++++ Supplied data ++++

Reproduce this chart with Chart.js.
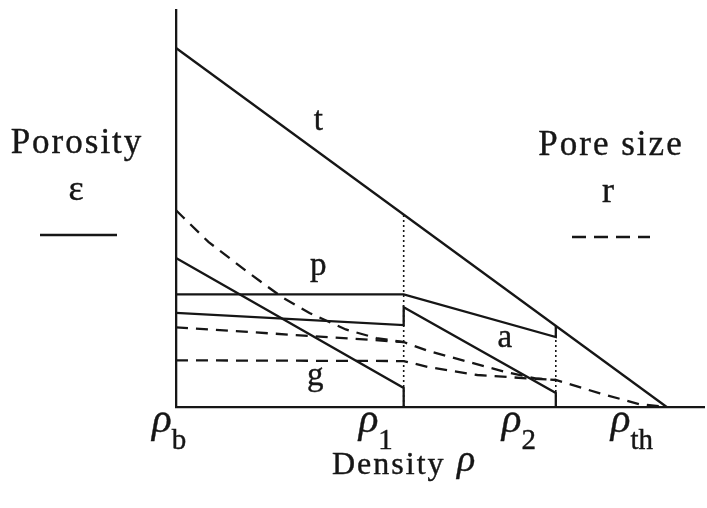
<!DOCTYPE html>
<html>
<head>
<meta charset="utf-8">
<title>Porosity and pore size vs density</title>
<script src="https://cdn.jsdelivr.net/npm/chart.js@4"></script>
<style>
  html, body { margin: 0; padding: 0; background: #ffffff; }
  canvas { display: block; }
</style>
</head>
<body>
<canvas id="grafico" width="707" height="508"></canvas>
<script>
// relative densities on the x axis
const rhoB = 0.5, rho1 = 0.732, rho2 = 0.887, rhoTh = 1.0;
const xTicks = [rhoB, rho1, rho2, rhoTh];
const xTickSubs = ["b", "1", "2", "th"];

// porosity curves (solid) as [rho, eps]
const tLine = [[rhoB, 0.5], [rhoTh, 0]];
const pLine = [[rhoB, 0.157], [rho1, 0.157], [rho2, 0.0975], [rho2, 0.113]];
const aLine = [[rhoB, 0.131], [rho1, 0.114], [rho1, 0.139], [rho2, 0.0195], [rho2, 0]];
const gLine = [[rhoB, 0.2075], [rho1, 0.0265], [rho1, 0]];

// pore size curves (dashed)
const rCurve = [[0.5, 0.274], [0.507, 0.2646], [0.533, 0.23], [0.573, 0.188], [0.609, 0.152],
  [0.636, 0.131], [0.673, 0.108], [0.704, 0.096], [0.732, 0.0905], [0.757, 0.078],
  [0.784, 0.068], [0.835, 0.049], [0.866, 0.04], [0.887, 0.0376], [0.932, 0.019],
  [0.972, 0.004], [1.0, 0]];
const rUpper = [[0.5, 0.111], [0.732, 0.0905]];
const rLower = [[0.5, 0.065], [0.732, 0.064], [0.757, 0.0557], [0.807, 0.0446],
  [0.857, 0.04], [0.887, 0.0376]];

// dotted guides at rho1 and rho2
const guide1 = [[rho1, 0], [rho1, 0.268]];
const guide2 = [[rho2, 0], [rho2, 0.113]];

// region letters [text, rho, eps]
const regionLabels = [["t", 0.645, 0.386], ["p", 0.645, 0.184], ["g", 0.642, 0.03], ["a", 0.835, 0.083]];

const INK = "#161616";
const SERIF = "'Liberation Serif', 'Times New Roman', serif";
const toPts = arr => arr.map(p => ({ x: p[0], y: p[1] }));

function serie(arr, dash, width) {
  return {
    data: toPts(arr),
    borderColor: INK,
    borderWidth: width || 2.3,
    borderDash: dash || [],
    pointRadius: 0,
    tension: 0,
    fill: false,
    clip: false
  };
}

// fill + thin stroke so the serif text reads a bit heavier
function texto(ctx, s, x, y) {
  ctx.fillText(s, x, y);
  ctx.strokeText(s, x, y);
}

// texts around the plot: legend blocks, letters, density ticks
const textosPlugin = {
  id: "textos",
  afterDatasetsDraw(chart) {
    const ctx = chart.ctx;
    const xs = chart.scales.x, ys = chart.scales.y;
    ctx.save();
    ctx.fillStyle = INK;
    ctx.strokeStyle = INK;
    ctx.lineWidth = 0.4;
    ctx.textBaseline = "alphabetic";

    // letters inside the plot
    ctx.font = "33px " + SERIF;
    ctx.textAlign = "center";
    regionLabels.forEach(l => {
      texto(ctx, l[0], xs.getPixelForValue(l[1]), ys.getPixelForValue(l[2]));
    });

    // legend blocks
    ctx.font = "35px " + SERIF;
    ctx.letterSpacing = "2px";
    texto(ctx, "Porosity", 77, 153);
    texto(ctx, "Pore size", 611, 155);
    ctx.letterSpacing = "0px";
    ctx.font = "36px " + SERIF;
    texto(ctx, "\u03b5", 76, 200);
    texto(ctx, "r", 608, 202);

    ctx.lineWidth = 2.3;
    ctx.beginPath();
    ctx.moveTo(40, 235);
    ctx.lineTo(117, 235);
    ctx.stroke();
    ctx.setLineDash([14, 8]);
    ctx.beginPath();
    ctx.moveTo(572, 237);
    ctx.lineTo(650, 237);
    ctx.stroke();
    ctx.setLineDash([]);
    ctx.lineWidth = 0.4;

    // density ticks with subscripts
    const offsets = [-24, -45, -54, -56];
    ctx.textAlign = "left";
    xTicks.forEach((v, i) => {
      const x0 = xs.getPixelForValue(v) + offsets[i];
      ctx.font = "italic 41px " + SERIF;
      texto(ctx, "\u03c1", x0, 432);
      const w = ctx.measureText("\u03c1").width;
      ctx.font = "29px " + SERIF;
      texto(ctx, xTickSubs[i], x0 + w, 449);
    });

    // axis title
    ctx.font = "32px " + SERIF;
    ctx.letterSpacing = "2px";
    texto(ctx, "Density", 332, 474);
    ctx.letterSpacing = "0px";
    ctx.font = "italic 38px " + SERIF;
    texto(ctx, "\u03c1", 457, 471);
    ctx.restore();
  }
};

function desenhar() {
  new Chart(document.getElementById("grafico"), {
    type: "line",
    data: {
      datasets: [
        serie(guide1, [2, 3], 1.6),
        serie(guide2, [2, 3], 1.6),
        serie(tLine),
        serie(pLine),
        serie(aLine),
        serie(gLine),
        serie(rCurve, [12, 8]),
        serie(rUpper, [12, 8]),
        serie(rLower, [12, 8])
      ]
    },
    options: {
      responsive: false,
      devicePixelRatio: 1,
      animation: false,
      layout: { padding: { left: 176, right: 3, top: 10, bottom: 101 } },
      plugins: { legend: { display: false }, tooltip: { enabled: false } },
      scales: {
        x: {
          type: "linear",
          min: 0.5,
          max: 1.038,
          grid: { display: false, drawTicks: false },
          ticks: { display: false },
          border: { display: true, color: INK, width: 2.3 }
        },
        y: {
          min: 0,
          max: 0.553,
          grid: { display: false, drawTicks: false },
          ticks: { display: false },
          border: { display: true, color: INK, width: 2.3 }
        }
      }
    },
    plugins: [textosPlugin]
  });
}

// make sure the serif faces are ready before drawing on canvas
Promise.all([
  document.fonts.load("35px 'Liberation Serif'", "Porosity \u03b5"),
  document.fonts.load("italic 38px 'Liberation Serif'", "\u03c1")
]).then(desenhar, desenhar);
</script>
</body>
</html>
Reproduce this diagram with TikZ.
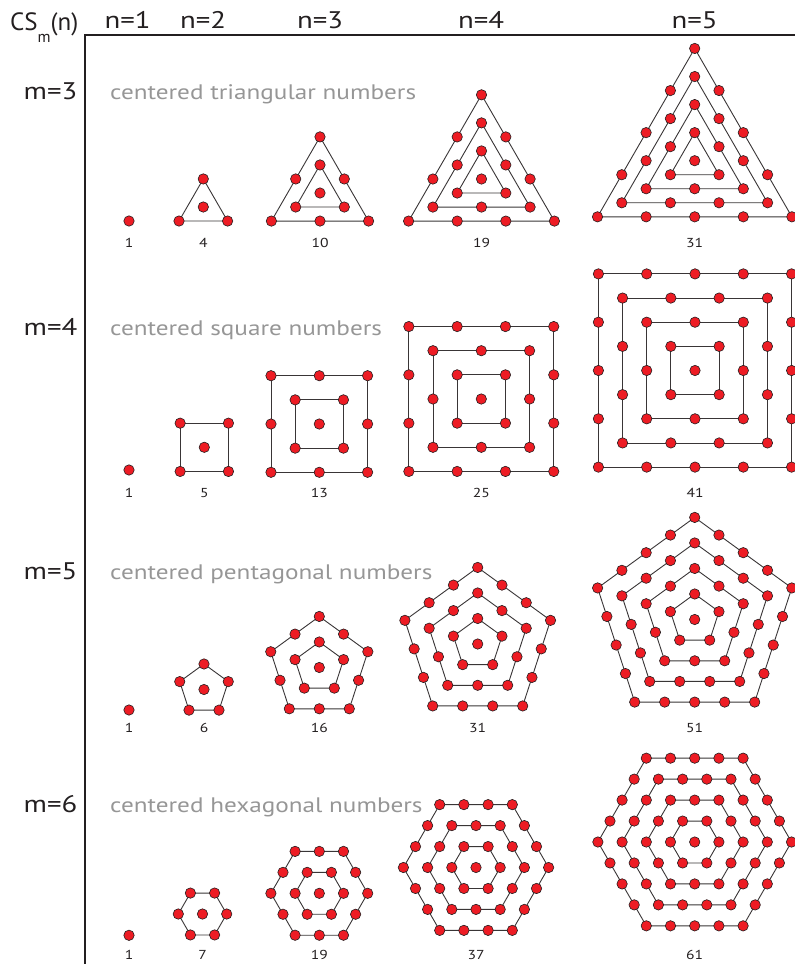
\documentclass[tikz,border=0pt]{standalone}
\usepackage{fontspec}
\setmainfont{PT Sans}[FakeStretch=1.2]
\newfontfamily\plainsans{PT Sans}
\usetikzlibrary{calc,backgrounds}
\definecolor{dotred}{RGB}{237,28,36}
\definecolor{ink}{RGB}{35,31,32}
\definecolor{capgray}{RGB}{150,150,150}
\tikzset{
  rdot/.style={circle, fill=dotred, draw=ink, line width=0.6pt, minimum size=10.4pt, inner sep=0pt},
  polyline/.style={draw=ink!90, line width=0.9pt},
  numlab/.style={font=\fontsize{13}{13}\selectfont, text=ink, inner sep=0pt},
  hdr/.style={font=\fontsize{24}{24}\selectfont, text=ink, anchor=base, inner sep=0pt},
  rowlab/.style={font=\fontsize{24}{24}\selectfont, text=ink, anchor=base east, inner sep=0pt},
  rowcap/.style={font=\fontsize{21}{21}\selectfont, text=capgray, anchor=base west, inner sep=0pt},
  frame/.style={draw=ink, line width=2pt}
}
% #1 m, #2 n, #3 cx, #4 cy, #5 spacing, #6 start angle, #7 label, #8 label y
\newcommand{\cfig}[8]{%
  \begin{scope}[shift={(#3,#4)}]
    \ifnum#2>1\relax
      \pgfmathtruncatemacro{\nmax}{#2-1}%
      \pgfmathtruncatemacro{\mm}{#1-1}%
      \foreach \kk in {1,...,\nmax}{%
        \pgfmathsetmacro{\rr}{\kk*#5/(2*sin(180/#1))}%
        \pgfmathtruncatemacro{\km}{\kk-1}%
        \foreach \jj in {0,...,\mm}{%
          \pgfmathsetmacro{\angA}{#6+\jj*360/#1}%
          \pgfmathsetmacro{\angB}{#6+(\jj+1)*360/#1}%
          \foreach \tp in {0,...,\km}{%
            \pgfmathtruncatemacro{\idx}{\jj*\kk+\tp}%
            \node[rdot] (f#1n#2k\kk i\idx) at ($(\angA:\rr)!\tp/\kk!(\angB:\rr)$) {};
          }%
        }%
        \begin{pgfonlayer}{background}
          \draw[polyline] (f#1n#2k\kk i0.center) \foreach \jj [evaluate=\jj as \cj using int(\jj*\kk)] in {1,...,\mm}{ -- (f#1n#2k\kk i\cj.center)} -- cycle;
        \end{pgfonlayer}
      }%
    \fi
    \node[rdot] (f#1n#2c) at (0,0) {};
  \end{scope}
  \node[numlab] (lab#1n#2) at (#3,#8) {#7};
}
\begin{document}
\begin{tikzpicture}[x=1pt,y=-1pt]
\useasboundingbox (0,0) rectangle (795,964);
\clip (0,0) rectangle (795,964);

% frame
\draw[frame] (84.5,964) -- (84.5,34.5) -- (795,34.5);

% header
\node[anchor=base west, inner sep=0pt, text=ink, font=\plainsans\fontsize{25}{25}\selectfont] (hcs) at (10,30)
  {CS\raisebox{-12pt}{\fontsize{16}{16}\selectfont m}(n)};
\node[hdr] (h1) at (127.5,28.3) {n=1};
\node[hdr] (h2) at (203,28.3) {n=2};
\node[hdr] (h3) at (320,28.3) {n=3};
\node[hdr] (h4) at (481,28.3) {n=4};
\node[hdr] (h5) at (694.5,28.3) {n=5};

% row labels
\node[rowlab] (r3) at (77.5,99) {m=3};
\node[rowlab] (r4) at (77.5,335) {m=4};
\node[rowlab] (r5) at (77.5,579) {m=5};
\node[rowlab] (r6) at (77.5,812) {m=6};
\node[rowcap] (c3) at (110,99) {centered triangular numbers};
\node[rowcap] (c4) at (110,335) {centered square numbers};
\node[rowcap] (c5) at (110,579) {centered pentagonal numbers};
\node[rowcap] (c6) at (110,812) {centered hexagonal numbers};

% triangles
\cfig{3}{1}{129}{221}{48.6}{-90}{1}{243}
\cfig{3}{2}{203.3}{207}{48.6}{-90}{4}{243}
\cfig{3}{3}{320}{193}{48.6}{-90}{10}{243}
\cfig{3}{4}{481.5}{179}{48.6}{-90}{19}{243}
\cfig{3}{5}{694.7}{160.7}{48.6}{-90}{31}{243}

% squares
\cfig{4}{1}{129}{470}{48.3}{45}{1}{493}
\cfig{4}{2}{204.3}{447.3}{48.3}{45}{5}{493}
\cfig{4}{3}{319.3}{424}{48.3}{45}{13}{493}
\cfig{4}{4}{481.3}{399}{48.3}{45}{25}{493}
\cfig{4}{5}{695}{370.5}{48.3}{45}{41}{493}

% pentagons
\cfig{5}{1}{129}{710}{30}{-90}{1}{728}
\cfig{5}{2}{204}{689.5}{30}{-90}{6}{728}
\cfig{5}{3}{319.3}{667.5}{30}{-90}{16}{728}
\cfig{5}{4}{477.7}{644}{30}{-90}{31}{728}
\cfig{5}{5}{694.7}{619.5}{30}{-90}{51}{728}

% hexagons
\cfig{6}{1}{129}{935.3}{24.2}{0}{1}{955}
\cfig{6}{2}{202.5}{914}{24.2}{0}{7}{955}
\cfig{6}{3}{319.3}{893.3}{24.2}{0}{19}{955}
\cfig{6}{4}{476}{867.5}{24.2}{0}{37}{955}
\cfig{6}{5}{694.7}{842}{24.2}{0}{61}{955}
\end{tikzpicture}
\end{document}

++++

**Given request**
Emit the lines of the material exactly, from its first line to the line containing "const gLine = [[rhoB, 0.2075], [rho1, 0.0265], [rho1, 0]];", inclusive; leave every picture out.

**Exercise result**
Reproduce this chart with Chart.js.
<!DOCTYPE html>
<html>
<head>
<meta charset="utf-8">
<title>Porosity and pore size vs density</title>
<script src="https://cdn.jsdelivr.net/npm/chart.js@4"></script>
<style>
  html, body { margin: 0; padding: 0; background: #ffffff; }
  canvas { display: block; }
</style>
</head>
<body>
<canvas id="grafico" width="707" height="508"></canvas>
<script>
// relative densities on the x axis
const rhoB = 0.5, rho1 = 0.732, rho2 = 0.887, rhoTh = 1.0;
const xTicks = [rhoB, rho1, rho2, rhoTh];
const xTickSubs = ["b", "1", "2", "th"];

// porosity curves (solid) as [rho, eps]
const tLine = [[rhoB, 0.5], [rhoTh, 0]];
const pLine = [[rhoB, 0.157], [rho1, 0.157], [rho2, 0.0975], [rho2, 0.113]];
const aLine = [[rhoB, 0.131], [rho1, 0.114], [rho1, 0.139], [rho2, 0.0195], [rho2, 0]];
const gLine = [[rhoB, 0.2075], [rho1, 0.0265], [rho1, 0]];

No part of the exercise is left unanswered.